In the data below, find every line that has the string "chart", and copy it.
====== THE RECORDS
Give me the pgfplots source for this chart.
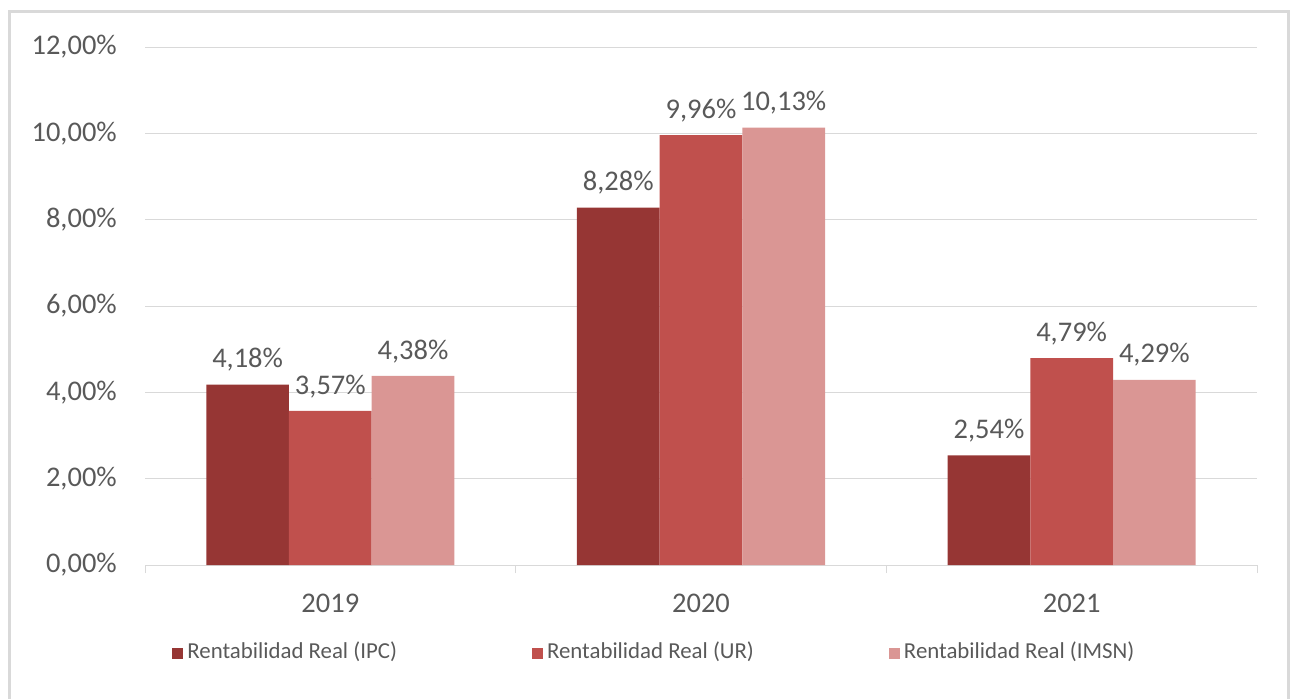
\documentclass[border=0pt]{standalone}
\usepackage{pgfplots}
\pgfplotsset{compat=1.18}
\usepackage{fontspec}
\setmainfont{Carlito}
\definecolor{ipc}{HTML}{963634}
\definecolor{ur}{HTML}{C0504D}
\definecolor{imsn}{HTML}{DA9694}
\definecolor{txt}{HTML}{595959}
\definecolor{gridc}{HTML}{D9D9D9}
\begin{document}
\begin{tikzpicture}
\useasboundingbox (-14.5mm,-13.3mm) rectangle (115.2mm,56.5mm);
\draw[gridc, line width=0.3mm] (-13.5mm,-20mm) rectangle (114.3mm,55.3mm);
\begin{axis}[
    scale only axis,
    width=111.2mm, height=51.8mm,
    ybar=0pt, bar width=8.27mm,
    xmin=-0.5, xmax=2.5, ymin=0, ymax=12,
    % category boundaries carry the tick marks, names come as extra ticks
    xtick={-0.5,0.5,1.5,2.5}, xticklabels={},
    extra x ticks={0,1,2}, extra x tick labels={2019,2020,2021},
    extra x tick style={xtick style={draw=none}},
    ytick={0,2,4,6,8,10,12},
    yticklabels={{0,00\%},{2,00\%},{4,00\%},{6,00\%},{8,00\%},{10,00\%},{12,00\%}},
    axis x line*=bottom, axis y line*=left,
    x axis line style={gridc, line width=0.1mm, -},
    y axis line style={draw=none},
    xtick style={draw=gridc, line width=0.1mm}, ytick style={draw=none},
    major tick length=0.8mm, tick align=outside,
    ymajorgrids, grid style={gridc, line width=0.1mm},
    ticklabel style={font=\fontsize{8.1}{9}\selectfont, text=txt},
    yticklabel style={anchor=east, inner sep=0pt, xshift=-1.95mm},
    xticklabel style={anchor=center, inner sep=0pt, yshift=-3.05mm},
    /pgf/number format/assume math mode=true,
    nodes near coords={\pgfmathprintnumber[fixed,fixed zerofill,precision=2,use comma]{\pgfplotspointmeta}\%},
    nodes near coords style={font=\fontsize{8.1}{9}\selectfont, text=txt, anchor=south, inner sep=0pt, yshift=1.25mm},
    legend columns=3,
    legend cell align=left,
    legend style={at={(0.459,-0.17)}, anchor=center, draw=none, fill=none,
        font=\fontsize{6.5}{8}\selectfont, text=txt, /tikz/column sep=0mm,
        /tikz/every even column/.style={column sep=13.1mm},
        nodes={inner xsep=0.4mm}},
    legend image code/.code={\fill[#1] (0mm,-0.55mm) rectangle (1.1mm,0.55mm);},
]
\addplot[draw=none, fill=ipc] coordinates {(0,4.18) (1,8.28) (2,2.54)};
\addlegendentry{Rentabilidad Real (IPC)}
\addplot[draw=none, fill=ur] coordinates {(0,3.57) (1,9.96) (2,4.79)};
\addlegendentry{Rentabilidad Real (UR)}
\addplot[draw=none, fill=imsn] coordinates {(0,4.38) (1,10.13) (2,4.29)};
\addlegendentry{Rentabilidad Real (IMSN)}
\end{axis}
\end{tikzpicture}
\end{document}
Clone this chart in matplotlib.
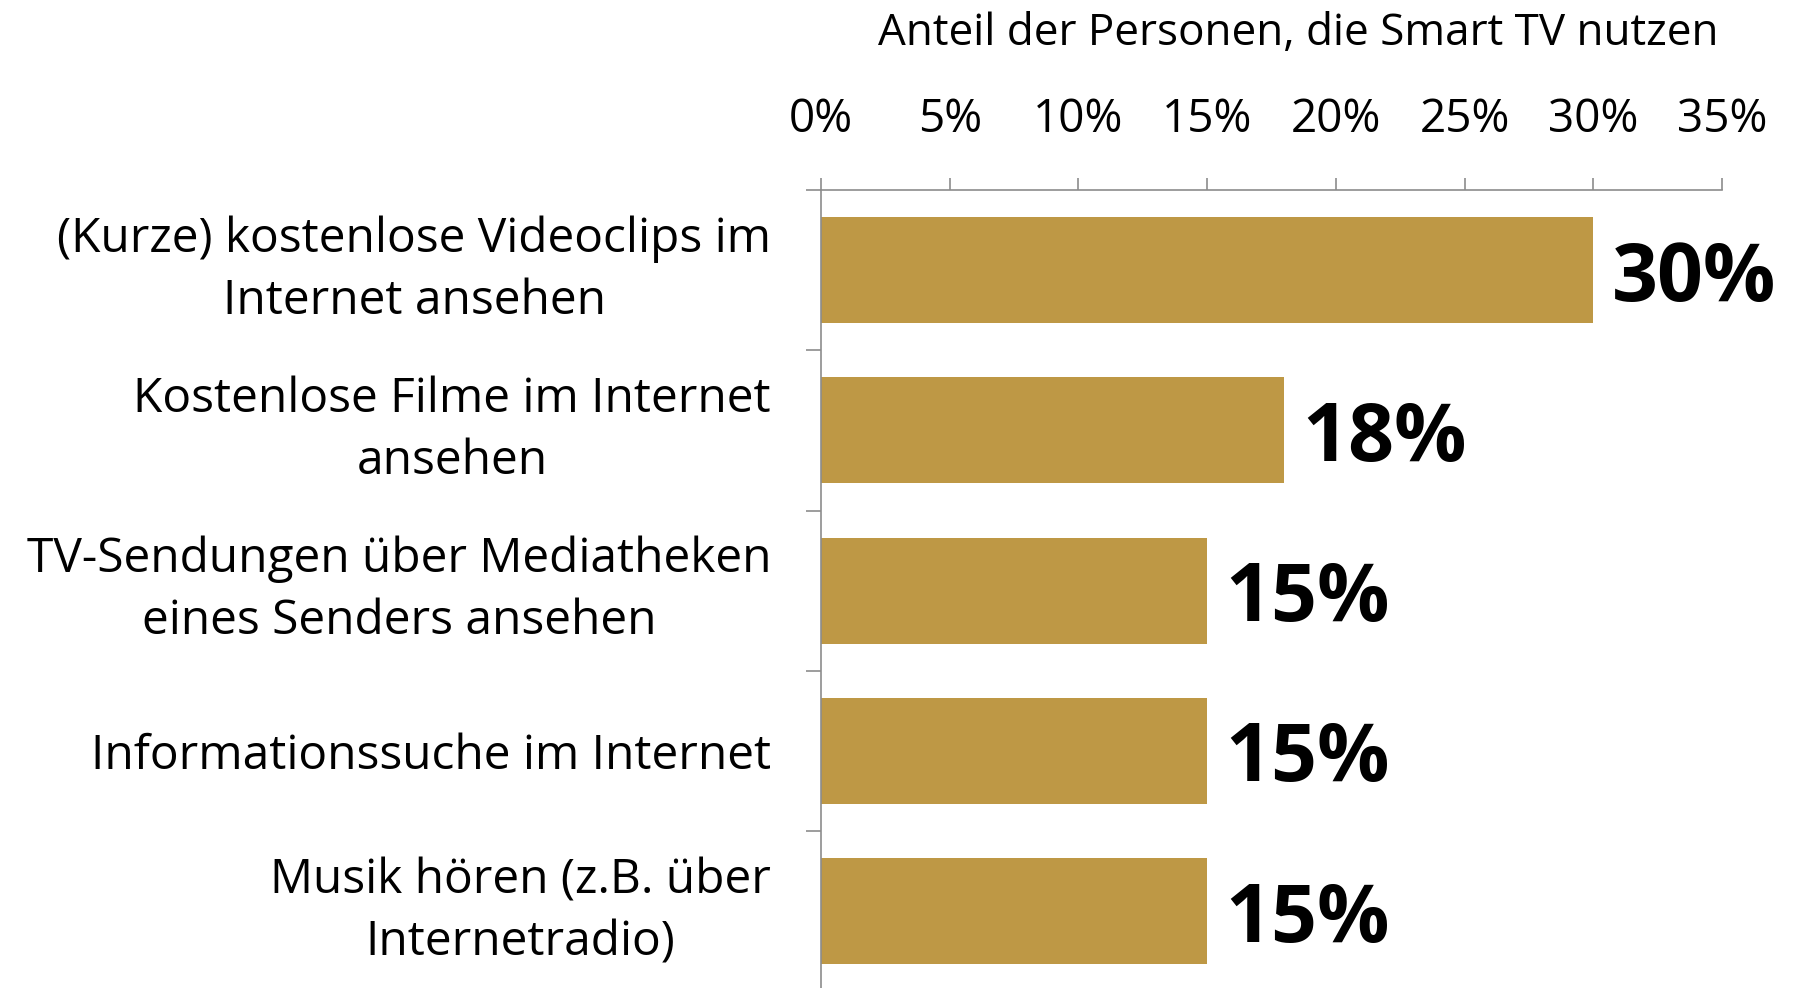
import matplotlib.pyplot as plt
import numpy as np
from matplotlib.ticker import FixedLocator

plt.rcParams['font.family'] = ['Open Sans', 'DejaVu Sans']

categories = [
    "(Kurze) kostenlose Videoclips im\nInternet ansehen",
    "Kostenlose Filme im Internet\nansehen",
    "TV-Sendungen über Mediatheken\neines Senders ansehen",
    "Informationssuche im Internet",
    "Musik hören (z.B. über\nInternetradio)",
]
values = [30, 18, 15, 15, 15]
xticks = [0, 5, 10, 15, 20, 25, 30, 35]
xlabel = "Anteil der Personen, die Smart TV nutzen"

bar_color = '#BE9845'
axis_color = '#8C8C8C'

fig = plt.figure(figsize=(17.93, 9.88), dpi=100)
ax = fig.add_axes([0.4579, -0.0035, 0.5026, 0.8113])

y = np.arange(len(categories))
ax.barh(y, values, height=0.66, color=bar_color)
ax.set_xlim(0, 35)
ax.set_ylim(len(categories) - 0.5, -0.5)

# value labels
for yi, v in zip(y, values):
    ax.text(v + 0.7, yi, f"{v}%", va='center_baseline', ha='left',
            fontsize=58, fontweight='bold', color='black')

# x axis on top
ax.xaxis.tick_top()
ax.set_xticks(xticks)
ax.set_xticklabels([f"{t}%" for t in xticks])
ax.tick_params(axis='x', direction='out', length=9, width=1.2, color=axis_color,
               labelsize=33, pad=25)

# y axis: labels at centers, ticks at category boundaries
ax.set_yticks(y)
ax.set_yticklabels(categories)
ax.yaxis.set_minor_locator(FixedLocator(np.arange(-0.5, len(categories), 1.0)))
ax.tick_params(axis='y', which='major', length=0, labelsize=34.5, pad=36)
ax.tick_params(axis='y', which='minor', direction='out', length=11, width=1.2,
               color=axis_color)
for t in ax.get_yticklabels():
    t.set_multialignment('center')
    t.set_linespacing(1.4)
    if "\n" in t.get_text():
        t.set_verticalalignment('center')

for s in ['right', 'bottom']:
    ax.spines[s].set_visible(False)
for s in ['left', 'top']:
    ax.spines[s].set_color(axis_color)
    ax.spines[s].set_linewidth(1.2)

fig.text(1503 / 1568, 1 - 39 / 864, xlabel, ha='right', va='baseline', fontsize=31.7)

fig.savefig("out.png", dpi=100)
============
SOLUTION:
Give me the pgfplots source for this chart.
Clone this chart in matplotlib.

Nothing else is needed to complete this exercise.